Hypercapnia increases pulmonary artery pressure. In patients with ARDS, reducing minute ventilation as part of the strategy of permissive hypercapnia leads to small but real increases in mean pulmonary artery pressure.103–105 In most patients with ARDS who do not exhibit right heart limitation, this effect of hypercapnia is probably unimportant. However, in the subset of patients with severe pulmonary hypertension, permissive hypercapnia may lead to unacceptable hemodynamic deterioration.

The effect of PEEP on right ventricular function is complex, controversial, and highly variable from patient to patient.106,107 Many studies are limited by the failure to correlate hemodynamic pressures to juxtacardiac pressure. The effect of PEEP can be expected to differ depending on whether atelectatic or flooded lung is recruited, or whether relatively normal lung is overdistended. In a study of patients with ARDS, PEEP had little effect on RV function when given in amounts up to that associated with improving respiratory system compliance.106 At higher levels of PEEP, the dominant effect was to impair RV systolic function.
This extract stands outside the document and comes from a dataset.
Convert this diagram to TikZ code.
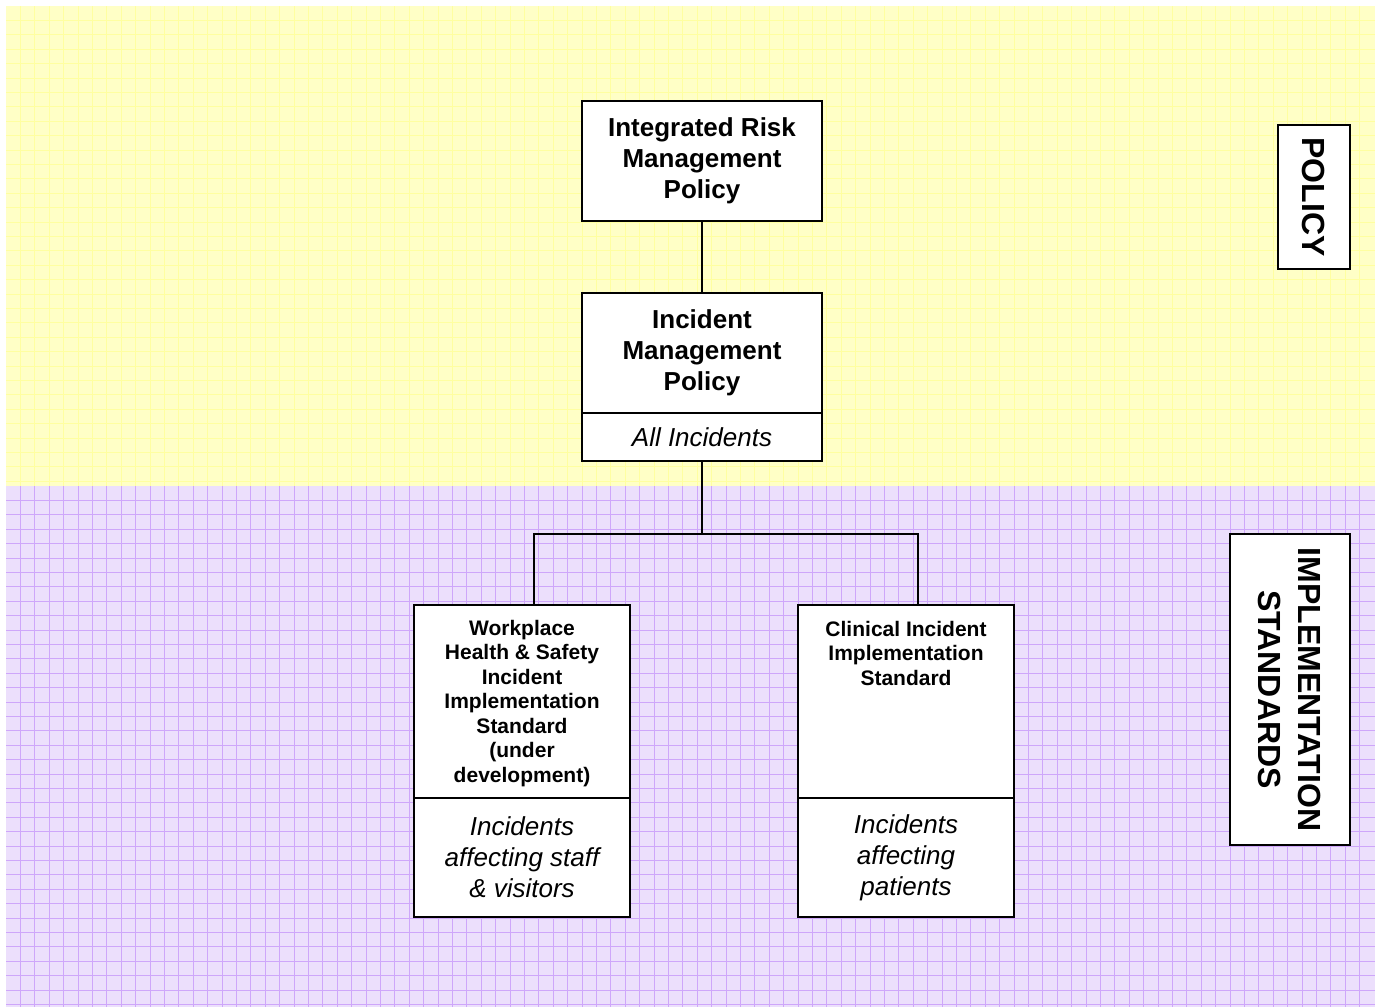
\documentclass[tikz,border=0pt]{standalone}
\usepackage{fontspec}
\setmainfont{Liberation Sans}
\definecolor{ybg}{RGB}{255,255,198}
\definecolor{ygrid}{RGB}{255,255,160}
\definecolor{pbg}{RGB}{236,223,252}
\definecolor{pgrid}{RGB}{206,166,250}
\tikzset{
  boxpart/.style={draw=black, line width=2pt, fill=white, inner sep=0pt, align=center},
  bigbold/.style={font=\fontsize{26}{31}\selectfont\bfseries},
  bigital/.style={font=\fontsize{26}{31}\selectfont\itshape},
  smallbold/.style={font=\fontsize{21}{24.5}\selectfont\bfseries},
  sidebold/.style={font=\fontsize{32}{40}\selectfont\bfseries},
  conn/.style={draw=black, line width=2pt}
}
\begin{document}
\begin{tikzpicture}[x=1pt,y=-1pt]
\useasboundingbox (0,0) rectangle (1382,1007);
\fill[white] (0,0) rectangle (1382,1007);
% backgrounds
\fill[ybg] (6,6) rectangle (1375,486);
\fill[pbg] (6,486) rectangle (1375,1007);
\begin{scope}[line width=0.8pt]
\foreach \i in {1,...,94} {
  \draw[ygrid] (6+\i*14.4,6) -- (6+\i*14.4,486);
  \draw[pgrid] (6+\i*14.4,486) -- (6+\i*14.4,1007);
}
\foreach \j in {1,...,33} {
  \draw[ygrid] (6,6+\j*14.4) -- (1375,6+\j*14.4);
}
\foreach \j in {1,...,36} {
  \draw[pgrid] (6,486+\j*14.4) -- (1375,486+\j*14.4);
}
\end{scope}
% boxes
\node[boxpart, bigbold, minimum width=240pt, minimum height=120pt] (irm) at (702,161)
  {Integrated Risk\\Management\\Policy};
\node[boxpart, bigbold, minimum width=240pt, minimum height=120pt] (imp) at (702,353)
  {Incident\\Management\\Policy};
\node[boxpart, bigital, minimum width=240pt, minimum height=48pt] (all) at (702,437)
  {All Incidents};
\node[boxpart, minimum width=216pt, minimum height=193pt] (whs) at (522,701.5) {};
\node[smallbold, align=center, inner sep=0pt] (whstext) at (522,703.5)
  {Workplace\\Health \& Safety\\Incident\\Implementation\\Standard\\(under\\development)};
\node[boxpart, bigital, minimum width=216pt, minimum height=119pt] (staff) at (522,857.5)
  {Incidents\\affecting staff\\\& visitors};
\node[boxpart, minimum width=216pt, minimum height=193pt] (cis) at (906,701.5) {};
\node[smallbold, align=center, inner sep=0pt, anchor=north] (cistext) at (906,621)
  {Clinical Incident\\Implementation\\Standard};
\node[boxpart, bigital, minimum width=216pt, minimum height=119pt] (pat) at (906,857.5)
  {Incidents\\affecting\\patients};
% side labels
\node[boxpart, sidebold, rotate=-90, minimum width=144pt, minimum height=72pt] (policy) at (1314,197) {POLICY};
\node[boxpart, sidebold, rotate=-90, minimum width=311pt, minimum height=120pt] (stds) at (1290,689.5)
  {IMPLEMENTATION\\STANDARDS};
% connectors
\coordinate (split) at (702,534);
\draw[conn] (irm.south) -- (imp.north);
\draw[conn] (all.south) -- (split);
\draw[conn] (split) -| ([xshift=12pt]whs.north);
\draw[conn] (split) -| ([xshift=12pt]cis.north);
\end{tikzpicture}
\end{document}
The dominant effect of mechanical ventilation is related to its effect on preload. Sustained airway pressure increases in volume-repleted patients with normal RV function result in a mild increase in right atrial pressure that is offset by increases in abdominal pressures that sustain venous return. However, it remains to be determined if this is true for patients with acute RHS and elevated right heart pressures.108 Large-tidal-volume breathing impairs RV systolic function, presumably by increasing pulmonary vascular resistance in alveolar vessels. In a canine model with normal lungs, raising the tidal volume above 10 mL/kg caused a detectable rightward and downward shift of the RV function curve.109

These effects of mechanical ventilation on right ventricular function suggest the following strategy in patients with critical compromise of the RV: (1) give sufficient oxygen to reverse any hypoxic vasoconstriction; (2) avoid hypercapnia; (3) keep PEEP at or below a level at which continued alveolar recruitment can be demonstrated and seek to minimize self-controlled PEEP (Auto-PEEP); and (4) use the lowest tidal volume necessary to effect adequate elimination of carbon dioxide. Of course, the acute effects of each intervention should be measured to confirm that cardiac output increases. These principles are consonant with the goals of ventilation in most patients with ARDS, except that when there is an RHS, hypercapnia should be avoided if it leads to further hemodynamic deterioration.

Mechanical Therapy

In contrast to the now well-defined role for mechanical assist devices in decompensated left heart failure,110 there remains relatively little experience with mechanical therapy for the failing right heart. Notably, progressive right ventricular dysfunction complicates left ventricular assist device implantation or orthotopic heart transplantation for decompensated left heart failure111,112 and is associated with progressive end-organ dysfunction.113 The presently available approaches include extracorporeal and paracorporeal pulsatile and centrifugal pump ventricular assist systems.75,76 An alternative approach uses a right atrial catheter to draw blood into a centrifugal pump and a percutaneously placed pulmonary artery catheter as the outflow cannula.114 Small implantable centrifugal pumps are under development.